At the same time, Hun Sen has ruthlessly acted to quash any challenge to the resource networks that sustain him. Since mid-2015 the government has jailed more than 20 people, including parliamentarians from the opposition, human rights activists and land rights campaigners. In July a prominent activist was shot dead at a gas station in Phnom Penh in an attack many saw as politically motivated. (Hun Sen has since promised a “vigorous” investigation into the shooting.)

An entryway to Try Pheap’s Compound. Credit: Sebastian Strangio

The dilemma for Hun Sen, critics say, is that any true reform would undermine the economic base of his power. Forest activist Hardtke says the prime minister was taking money from timber barons like Try Pheap at the same time that he was claiming to be clamping down on the trade–”trying to catch fish with both hands.” As if to illustrate the contradiction, when Try Pheap opened his rubber plantation in Boeng Per in July 2015, Say Sam Al, Hun Sen’s new “reformist” minister of environment, appointed in a reshuffle after the last election, was there to help.

Government officials remain curiously tight-lipped about the secretive mogul. Phay Siphan, a spokesman for the Council of Ministers, as Cambodia’s cabinet is known, says he has requested information from Try Pheap’s company about its business operations to answer reporters’ questions but has received no reply. “I have no idea, my friend,” he says. “He’s a big shot.” Suos Yara, a CPP parliamentarian and party spokesman, says he has “no information about him at all.”

People nearby confirm that logging operations have indeed slowed in Boeng Per, largely, they say, because the most valuable trees have already been cut. But Ouch Leng, the environmentalist, has no doubt that Try Pheap’s operations are still active in more remote parts of the country. “Try Pheap hasn’t stopped the timber business–he’s waiting to see the political situation. It’s not true. It’s never true. It’s just political propaganda,” he says.
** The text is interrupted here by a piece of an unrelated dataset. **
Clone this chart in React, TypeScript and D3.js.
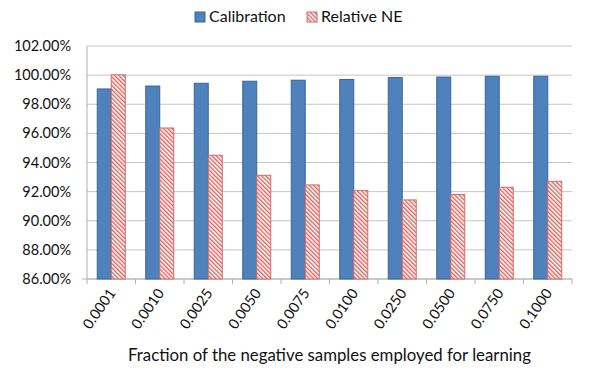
import * as d3 from "d3";

const categories = ["0.0001", "0.0010", "0.0025", "0.0050", "0.0075", "0.0100", "0.0250", "0.0500", "0.0750", "0.1000"];
const calibration = [99.05, 99.25, 99.44, 99.58, 99.65, 99.7, 99.83, 99.87, 99.92, 99.92];
const relativeNE = [100.02, 96.37, 94.5, 93.12, 92.46, 92.07, 91.43, 91.8, 92.3, 92.71];
const yTicks = [86, 88, 90, 92, 94, 96, 98, 100, 102];

const W = 594;
const H = 384;
const M = { left: 87, right: 22, top: 46, bottom: 105 };
const FONT = "Lato, 'Open Sans', sans-serif";

const App = () => {
    const x = d3.scaleBand<string>().domain(categories).range([M.left, W - M.right]);
    const y = d3.scaleLinear().domain([86, 102]).range([H - M.bottom, M.top]);
    const barW = 14;
    const base = y(86);

    return (
        <svg width={W} height={H} style={{ position: "absolute", left: 0, top: 0, background: "#fff" }}>
            <defs>
                <pattern id="hatch" width="3" height="3" patternUnits="userSpaceOnUse" patternTransform="rotate(-45)">
                    <rect width="3" height="3" fill="#fff" />
                    <rect width="1.4" height="3" fill="#D9625E" />
                </pattern>
            </defs>
            {yTicks.map((t) => (
                <g key={t}>
                    <line x1={M.left} x2={W - M.right} y1={y(t)} y2={y(t)} stroke="#c6c6c6" strokeWidth={1} />
                    <text x={71} y={y(t) + 5} textAnchor="end" fontFamily={FONT} fontSize={14.5} fill="#111">
                        {d3.format(".2f")(t)}%
                    </text>
                </g>
            ))}
            <line x1={M.left} x2={M.left} y1={M.top} y2={base} stroke="#b0b0b0" />
            <line x1={M.left - 5} x2={W - M.right} y1={base} y2={base} stroke="#b0b0b0" />
            {categories.map((c, i) => (
                <line key={c} x1={M.left + (i + 1) * x.bandwidth()} x2={M.left + (i + 1) * x.bandwidth()} y1={base} y2={base + 5} stroke="#b0b0b0" />
            ))}
            <line x1={M.left} x2={M.left} y1={base} y2={base + 5} stroke="#b0b0b0" />
            {categories.map((c, i) => {
                const cx = (x(c) ?? 0) + x.bandwidth() / 2;
                return (
                    <g key={c}>
                        <rect x={cx - barW} y={y(calibration[i])} width={barW} height={base - y(calibration[i])} fill="#4F81BD" stroke="#3A6496" strokeWidth={1} />
                        <rect x={cx} y={y(relativeNE[i])} width={barW} height={base - y(relativeNE[i])} fill="url(#hatch)" stroke="#D46A66" strokeWidth={1} />
                        <text transform={`translate(${cx + 5},${base + 14}) rotate(-55)`} textAnchor="end" fontFamily={FONT} fontSize={14.5} fill="#111">
                            {c}
                        </text>
                    </g>
                );
            })}
            <text x={(M.left + W - M.right) / 2} y={361} textAnchor="middle" fontFamily={FONT} fontSize={16.8} fill="#111">
                Fraction of the negative samples employed for learning
            </text>
            <rect x={195} y={12} width={10} height={10} fill="#4F81BD" stroke="#3A6496" />
            <text x={209} y={22} fontFamily={FONT} fontSize={16} fill="#111">Calibration</text>
            <rect x={307} y={12} width={10} height={10} fill="url(#hatch)" stroke="#D46A66" />
            <text x={321} y={22} fontFamily={FONT} fontSize={16} fill="#111">Relative NE</text>
        </svg>
    );
};

export default App;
Either way, old ties continue to bind. In mid-May Try Pheap appeared at the National Institute of Education in Phnom Penh to accept an honorary doctorate in economics from the IIC University of Technology in Cambodia. As the school’s rector praised his contributions to Cambodia’s development, the tycoon stepped onto the stage, wearing a black-and-blue academic gown and mortarboard, as senior government officials looked on.

And who presented him with the framed diploma? Prime Minister Hun Sen.